## What to do
Without the pictures, set down every line of the data exactly.

::: Material provided

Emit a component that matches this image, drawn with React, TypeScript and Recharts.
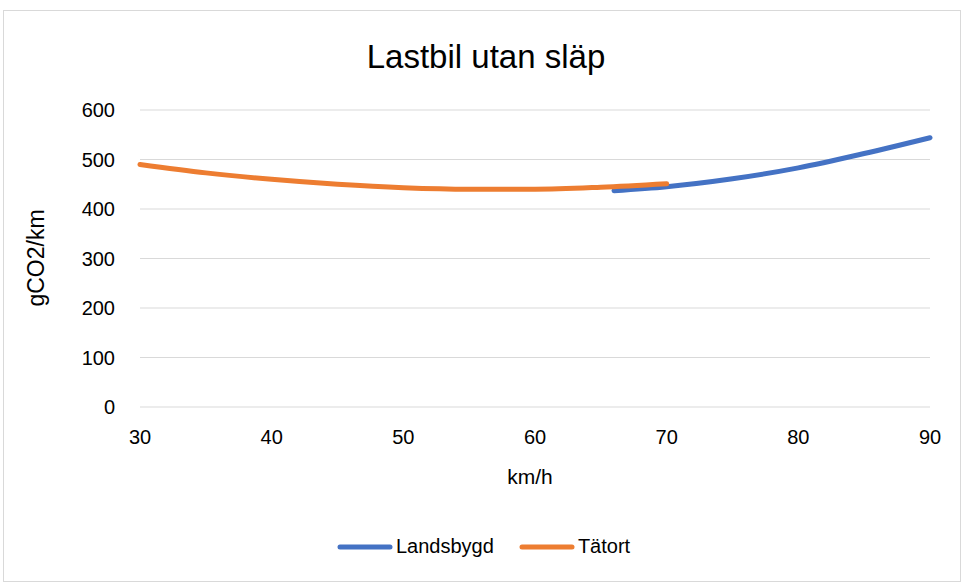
import { LineChart, Line, XAxis, YAxis, CartesianGrid } from "recharts";

const xTicks = [30, 40, 50, 60, 70, 80, 90];
const yTicks = [0, 100, 200, 300, 400, 500, 600];

// Tätort (urban)
const tatortSpeed = [30, 35, 40, 45, 50, 55, 60, 65, 70];
const tatortCo2 = [490, 473, 460, 450, 443, 440, 440, 444, 451];

// Landsbygd (rural)
const landSpeed = [66, 70, 75, 80, 85, 90];
const landCo2 = [437, 445, 461, 483, 512, 544];

const series = [
  { name: "Landsbygd", color: "#4472C4", xs: landSpeed, ys: landCo2 },
  { name: "Tätort", color: "#ED7D31", xs: tatortSpeed, ys: tatortCo2 },
];

const font = "'Liberation Sans', Arial, sans-serif";

export default function App() {
  return (
    <div
      style={{
        position: "absolute",
        left: 0,
        top: 0,
        width: 964,
        height: 585,
        background: "#fff",
        fontFamily: font,
      }}
    >
      <div
        style={{
          position: "absolute",
          left: 3,
          top: 10,
          width: 958,
          height: 572,
          border: "1px solid #d9d9d9",
          boxSizing: "border-box",
        }}
      />
      <div
        style={{
          position: "absolute",
          left: 0,
          width: 972,
          top: 37,
          textAlign: "center",
          fontSize: 33,
          lineHeight: "40px",
          color: "#000",
        }}
      >
        Lastbil utan släp
      </div>
      <div style={{ position: "absolute", left: 0, top: 0 }}>
        <LineChart
          width={964}
          height={585}
          margin={{ top: 110, right: 34, bottom: 138, left: 0 }}
        >
          <CartesianGrid vertical={false} stroke="#d9d9d9" strokeWidth={1} />
          <XAxis
            type="number"
            dataKey="x"
            domain={[30, 90]}
            ticks={xTicks}
            allowDuplicatedCategory={false}
            axisLine={false}
            tickLine={false}
            tickSize={0}
            tickMargin={23}
            height={40}
            tick={{ fontSize: 20, fill: "#000", fontFamily: font }}
          />
          <YAxis
            type="number"
            domain={[0, 600]}
            ticks={yTicks}
            axisLine={false}
            tickLine={false}
            tickSize={0}
            tickMargin={25}
            width={140}
            tick={{ fontSize: 20, fill: "#000", fontFamily: font }}
          />
          {series.map((s) => (
            <Line
              key={s.name}
              data={s.xs.map((x, i) => ({ x, y: s.ys[i] }))}
              dataKey="y"
              name={s.name}
              type="monotone"
              stroke={s.color}
              strokeWidth={5}
              strokeLinecap="round"
              dot={false}
              activeDot={false}
              isAnimationActive={false}
            />
          ))}
        </LineChart>
      </div>
      <div
        style={{
          position: "absolute",
          left: 36,
          top: 258,
          transform: "translate(-50%, -50%) rotate(-90deg)",
          fontSize: 23,
          color: "#000",
          whiteSpace: "nowrap",
        }}
      >
        gCO2/km
      </div>
      <div
        style={{
          position: "absolute",
          left: 530,
          top: 465,
          transform: "translateX(-50%)",
          fontSize: 21,
          color: "#000",
        }}
      >
        km/h
      </div>
      <div
        style={{
          position: "absolute",
          left: 337,
          top: 535,
          display: "flex",
          alignItems: "center",
          fontSize: 20,
          color: "#000",
        }}
      >
        {series.map((s, i) => (
          <div
            key={s.name}
            style={{ display: "flex", alignItems: "center", marginRight: i === 0 ? 25 : 0 }}
          >
            <svg width={56} height={8}>
              <line x1={3} y1={4} x2={53} y2={4} stroke={s.color} strokeWidth={5} strokeLinecap="round" />
            </svg>
            <span style={{ marginLeft: 3 }}>{s.name}</span>
          </div>
        ))}
      </div>
    </div>
  );
}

::::::

## Exercise solution
Emit a component that matches this image, drawn with React, TypeScript and Recharts.
import { LineChart, Line, XAxis, YAxis, CartesianGrid } from "recharts";

const xTicks = [30, 40, 50, 60, 70, 80, 90];
const yTicks = [0, 100, 200, 300, 400, 500, 600];

// Tätort (urban)
const tatortSpeed = [30, 35, 40, 45, 50, 55, 60, 65, 70];
const tatortCo2 = [490, 473, 460, 450, 443, 440, 440, 444, 451];

// Landsbygd (rural)
const landSpeed = [66, 70, 75, 80, 85, 90];
const landCo2 = [437, 445, 461, 483, 512, 544];

const series = [
  { name: "Landsbygd", color: "#4472C4", xs: landSpeed, ys: landCo2 },
  { name: "Tätort", color: "#ED7D31", xs: tatortSpeed, ys: tatortCo2 },
];

const font = "'Liberation Sans', Arial, sans-serif";

export default function App() {
  return (
    <div
      style={{
        position: "absolute",
        left: 0,
        top: 0,
        width: 964,
        height: 585,
        background: "#fff",
        fontFamily: font,
      }}
    >
      <div
        style={{
          position: "absolute",
          left: 3,
          top: 10,
          width: 958,
          height: 572,
          border: "1px solid #d9d9d9",
          boxSizing: "border-box",
        }}
      />
      <div
        style={{
          position: "absolute",
          left: 0,
          width: 972,
          top: 37,
          textAlign: "center",
          fontSize: 33,
          lineHeight: "40px",
          color: "#000",
        }}
      >
        Lastbil utan släp
      </div>
      <div style={{ position: "absolute", left: 0, top: 0 }}>
        <LineChart
          width={964}
          height={585}
          margin={{ top: 110, right: 34, bottom: 138, left: 0 }}
        >
          <CartesianGrid vertical={false} stroke="#d9d9d9" strokeWidth={1} />
          <XAxis
            type="number"
            dataKey="x"
            domain={[30, 90]}
            ticks={xTicks}
            allowDuplicatedCategory={false}
            axisLine={false}
            tickLine={false}
            tickSize={0}
            tickMargin={23}
            height={40}
            tick={{ fontSize: 20, fill: "#000", fontFamily: font }}
          />
          <YAxis
            type="number"
            domain={[0, 600]}
            ticks={yTicks}
            axisLine={false}
            tickLine={false}
            tickSize={0}
            tickMargin={25}
            width={140}
            tick={{ fontSize: 20, fill: "#000", fontFamily: font }}
          />
          {series.map((s) => (
            <Line
              key={s.name}
              data={s.xs.map((x, i) => ({ x, y: s.ys[i] }))}
              dataKey="y"
              name={s.name}
              type="monotone"
              stroke={s.color}
              strokeWidth={5}
              strokeLinecap="round"
              dot={false}
              activeDot={false}
              isAnimationActive={false}
            />
          ))}
        </LineChart>
      </div>
      <div
        style={{
          position: "absolute",
          left: 36,
          top: 258,
          transform: "translate(-50%, -50%) rotate(-90deg)",
          fontSize: 23,
          color: "#000",
          whiteSpace: "nowrap",
        }}
      >
        gCO2/km
      </div>
      <div
        style={{
          position: "absolute",
          left: 530,
          top: 465,
          transform: "translateX(-50%)",
          fontSize: 21,
          color: "#000",
        }}
      >
        km/h
      </div>
      <div
        style={{
          position: "absolute",
          left: 337,
          top: 535,
          display: "flex",
          alignItems: "center",
          fontSize: 20,
          color: "#000",
        }}
      >
        {series.map((s, i) => (
          <div
            key={s.name}
            style={{ display: "flex", alignItems: "center", marginRight: i === 0 ? 25 : 0 }}
          >
            <svg width={56} height={8}>
              <line x1={3} y1={4} x2={53} y2={4} stroke={s.color} strokeWidth={5} strokeLinecap="round" />
            </svg>
            <span style={{ marginLeft: 3 }}>{s.name}</span>
          </div>
        ))}
      </div>
    </div>
  );
}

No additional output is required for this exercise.